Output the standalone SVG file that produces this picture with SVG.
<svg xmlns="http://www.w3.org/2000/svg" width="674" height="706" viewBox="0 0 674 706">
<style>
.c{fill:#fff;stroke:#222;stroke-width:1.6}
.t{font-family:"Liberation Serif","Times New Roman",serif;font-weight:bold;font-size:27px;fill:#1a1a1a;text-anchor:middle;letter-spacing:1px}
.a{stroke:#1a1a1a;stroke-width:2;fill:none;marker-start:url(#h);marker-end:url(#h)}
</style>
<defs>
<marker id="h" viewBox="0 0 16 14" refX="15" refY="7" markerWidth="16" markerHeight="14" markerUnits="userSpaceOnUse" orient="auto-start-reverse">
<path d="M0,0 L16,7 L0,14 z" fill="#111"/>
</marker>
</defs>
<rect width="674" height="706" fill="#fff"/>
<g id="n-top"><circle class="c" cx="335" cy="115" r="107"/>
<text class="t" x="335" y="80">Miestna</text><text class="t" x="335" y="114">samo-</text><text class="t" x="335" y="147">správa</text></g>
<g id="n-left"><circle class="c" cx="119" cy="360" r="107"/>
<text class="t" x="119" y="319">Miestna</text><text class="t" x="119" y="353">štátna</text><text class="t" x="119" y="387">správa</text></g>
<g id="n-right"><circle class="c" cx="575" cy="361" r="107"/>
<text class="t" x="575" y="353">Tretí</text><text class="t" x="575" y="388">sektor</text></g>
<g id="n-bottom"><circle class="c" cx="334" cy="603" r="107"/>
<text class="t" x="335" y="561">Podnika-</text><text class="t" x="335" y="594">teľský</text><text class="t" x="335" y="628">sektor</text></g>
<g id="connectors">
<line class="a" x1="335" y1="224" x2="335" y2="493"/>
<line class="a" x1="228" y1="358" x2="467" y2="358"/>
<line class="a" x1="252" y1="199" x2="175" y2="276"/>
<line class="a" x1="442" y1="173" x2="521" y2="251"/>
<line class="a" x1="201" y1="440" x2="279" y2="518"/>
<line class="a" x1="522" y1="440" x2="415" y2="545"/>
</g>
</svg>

--

§ **WHAT NEEDS TO BE DONE**: Extract the complete data, matching each line exactly.

§ **CORRECT RESULT**:
Output the standalone SVG file that produces this picture with SVG.
<svg xmlns="http://www.w3.org/2000/svg" width="674" height="706" viewBox="0 0 674 706">
<style>
.c{fill:#fff;stroke:#222;stroke-width:1.6}
.t{font-family:"Liberation Serif","Times New Roman",serif;font-weight:bold;font-size:27px;fill:#1a1a1a;text-anchor:middle;letter-spacing:1px}
.a{stroke:#1a1a1a;stroke-width:2;fill:none;marker-start:url(#h);marker-end:url(#h)}
</style>
<defs>
<marker id="h" viewBox="0 0 16 14" refX="15" refY="7" markerWidth="16" markerHeight="14" markerUnits="userSpaceOnUse" orient="auto-start-reverse">
<path d="M0,0 L16,7 L0,14 z" fill="#111"/>
</marker>
</defs>
<rect width="674" height="706" fill="#fff"/>
<g id="n-top"><circle class="c" cx="335" cy="115" r="107"/>
<text class="t" x="335" y="80">Miestna</text><text class="t" x="335" y="114">samo-</text><text class="t" x="335" y="147">správa</text></g>
<g id="n-left"><circle class="c" cx="119" cy="360" r="107"/>
<text class="t" x="119" y="319">Miestna</text><text class="t" x="119" y="353">štátna</text><text class="t" x="119" y="387">správa</text></g>
<g id="n-right"><circle class="c" cx="575" cy="361" r="107"/>
<text class="t" x="575" y="353">Tretí</text><text class="t" x="575" y="388">sektor</text></g>
<g id="n-bottom"><circle class="c" cx="334" cy="603" r="107"/>
<text class="t" x="335" y="561">Podnika-</text><text class="t" x="335" y="594">teľský</text><text class="t" x="335" y="628">sektor</text></g>
<g id="connectors">
<line class="a" x1="335" y1="224" x2="335" y2="493"/>
<line class="a" x1="228" y1="358" x2="467" y2="358"/>
<line class="a" x1="252" y1="199" x2="175" y2="276"/>
<line class="a" x1="442" y1="173" x2="521" y2="251"/>
<line class="a" x1="201" y1="440" x2="279" y2="518"/>
<line class="a" x1="522" y1="440" x2="415" y2="545"/>
</g>
</svg>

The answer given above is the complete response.